The question was common. And then the honorable people’s representative dropped the bomb. She said she had never been married to Nikhil Jain. It was just a “live-in” arrangement. “Interfaith marriage in India requires validation under the Special Marriage Act, which never happened. As the marriage was not legal, valid and tenable, there is no question of divorce,” Nusrat Jahan clarified.

The parliamentarian, who less than a year before had spoken up for “secular love,” condemning the regulating of it by “laws,” was reaching for “interfaith marriage laws” that “validate” a “marriage.” Now had this been any random pretty actress, we wouldn’t have been concerned. The reason why this has become a high-voltage drama in India was that this was an elected parliamentarian who was making self-contradictory statements according to what suited her, and had criticized Love Jihad laws on false pretenses.

If Indians were to go by her recent claims that she was never married, then this is a parliamentarian who lied on the floor of the Indian parliament while taking the oath as a representative of the house, and who provided false information in her introduction as a Lok Sabha Member.

Nusrat Jahan attended Hindu festivals as a married woman and participated in customs observed exclusively by Hindu married women.

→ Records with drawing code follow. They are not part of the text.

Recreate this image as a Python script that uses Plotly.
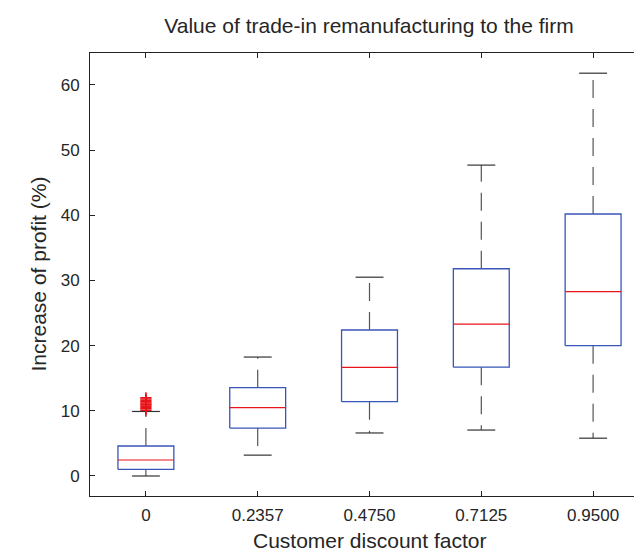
import plotly.graph_objects as go

# ---- data ----
categories = ["0", "0.2357", "0.4750", "0.7125", "0.9500"]
lower_whisker = [0.0, 3.2, 6.6, 7.05, 5.8]
q1 = [1.0, 7.35, 11.4, 16.7, 20.0]
median = [2.45, 10.5, 16.67, 23.3, 28.3]
q3 = [4.6, 13.55, 22.4, 31.8, 40.2]
upper_whisker = [9.9, 18.25, 30.5, 47.7, 61.8]
outliers_cat0 = [10.1, 10.3, 10.5, 10.7, 10.9, 11.0, 11.2, 11.4, 11.6, 11.8, 12.0]

y_ticks = [0, 10, 20, 30, 40, 50, 60]

BOX_HALF = 0.25
CAP_HALF = 0.125
FONT = "Liberation Sans, Arial, sans-serif"
TXT = "#262626"

fig = go.Figure()
pos = list(range(1, len(categories) + 1))

for i, c in enumerate(pos):
    # whiskers (dashed), drawn from box outwards
    fig.add_trace(go.Scatter(x=[c, c], y=[q3[i], upper_whisker[i]], mode="lines",
                             line=dict(color="#555555", width=1.2, dash="18px,11px"),
                             showlegend=False, hoverinfo="skip"))
    fig.add_trace(go.Scatter(x=[c, c], y=[q1[i], lower_whisker[i]], mode="lines",
                             line=dict(color="#555555", width=1.2, dash="18px,11px"),
                             showlegend=False, hoverinfo="skip"))
    # caps
    for v in (upper_whisker[i], lower_whisker[i]):
        fig.add_trace(go.Scatter(x=[c - CAP_HALF, c + CAP_HALF], y=[v, v], mode="lines",
                                 line=dict(color="#333333", width=1.2),
                                 showlegend=False, hoverinfo="skip"))
    # box
    fig.add_trace(go.Scatter(x=[c - BOX_HALF, c + BOX_HALF, c + BOX_HALF, c - BOX_HALF, c - BOX_HALF],
                             y=[q1[i], q1[i], q3[i], q3[i], q1[i]], mode="lines",
                             line=dict(color="#3A55B8", width=1.3),
                             showlegend=False, hoverinfo="skip"))
    # median
    fig.add_trace(go.Scatter(x=[c - BOX_HALF, c + BOX_HALF], y=[median[i], median[i]], mode="lines",
                             line=dict(color="#E8141B", width=1.2),
                             showlegend=False, hoverinfo="skip"))

# outliers
fig.add_trace(go.Scatter(x=[pos[0]] * len(outliers_cat0), y=outliers_cat0, mode="markers",
                         marker=dict(symbol="cross-thin-open", size=8, color="#E8141B",
                                     line=dict(color="#E8141B", width=1.5)),
                         showlegend=False, hoverinfo="skip"))

axis_common = dict(showline=True, linecolor="#222222", linewidth=1, mirror="ticks",
                   ticks="inside", ticklen=5, tickcolor="#222222", tickwidth=1,
                   showgrid=False, zeroline=False,
                   tickfont=dict(family=FONT, size=17, color=TXT))

fig.update_layout(
    width=642, height=550,
    margin=dict(l=82, r=1, t=45, b=62),
    paper_bgcolor="white", plot_bgcolor="white",
    xaxis=dict(range=[0.5, 5.5], tickmode="array", tickvals=pos, ticktext=categories,
               ticklabelstandoff=4, **axis_common),
    yaxis=dict(range=[-3.07, 64.9], tickmode="array", tickvals=y_ticks,
               ticktext=[str(t) for t in y_ticks], ticklabelstandoff=6, **axis_common),
    title=dict(text="Value of trade-in remanufacturing to the firm", x=361 / 642, xanchor="center",
               y=1 - 18 / 550, yanchor="middle", yref="container",
               font=dict(family=FONT, size=21, color=TXT)),
    annotations=[
        dict(text="Customer discount factor", xref="paper", yref="paper", x=(361 - 82) / 559,
             y=-(532 - 488) / 443,
             xanchor="center", yanchor="middle", showarrow=False,
             font=dict(family=FONT, size=21, color=TXT)),
        dict(text="Increase of profit (%)", xref="paper", yref="paper", x=-(82 - 30) / 559, y=0.5,
             xanchor="center", yanchor="middle", textangle=-90, showarrow=False,
             font=dict(family=FONT, size=21, color=TXT)),
    ],
)

fig.write_html("out.html")
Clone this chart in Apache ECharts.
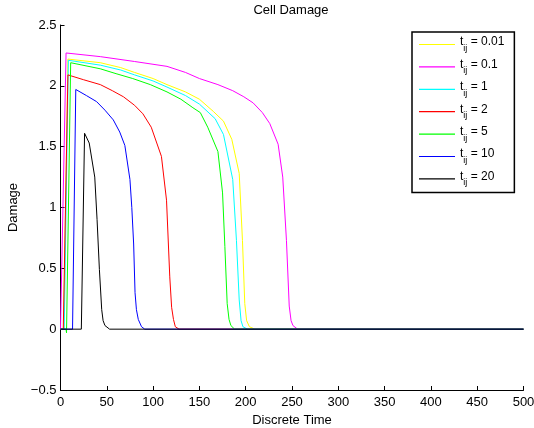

This is a parliamentarian who insulted the majority’s religious sentiments and their holy symbols.

In interviews, she had introduced Nikhil Jain as her husband and referred to Jain’s mother as her mother-in-law. This is a parliamentarian who lied to the Indian population in broad daylight.

A tainted politician, Nusrat Jahan demonstrates why Love Jihad laws are all the more essential, not only in India but in every country where both men and women are at risk of being conned by the likes of this parliamentarian.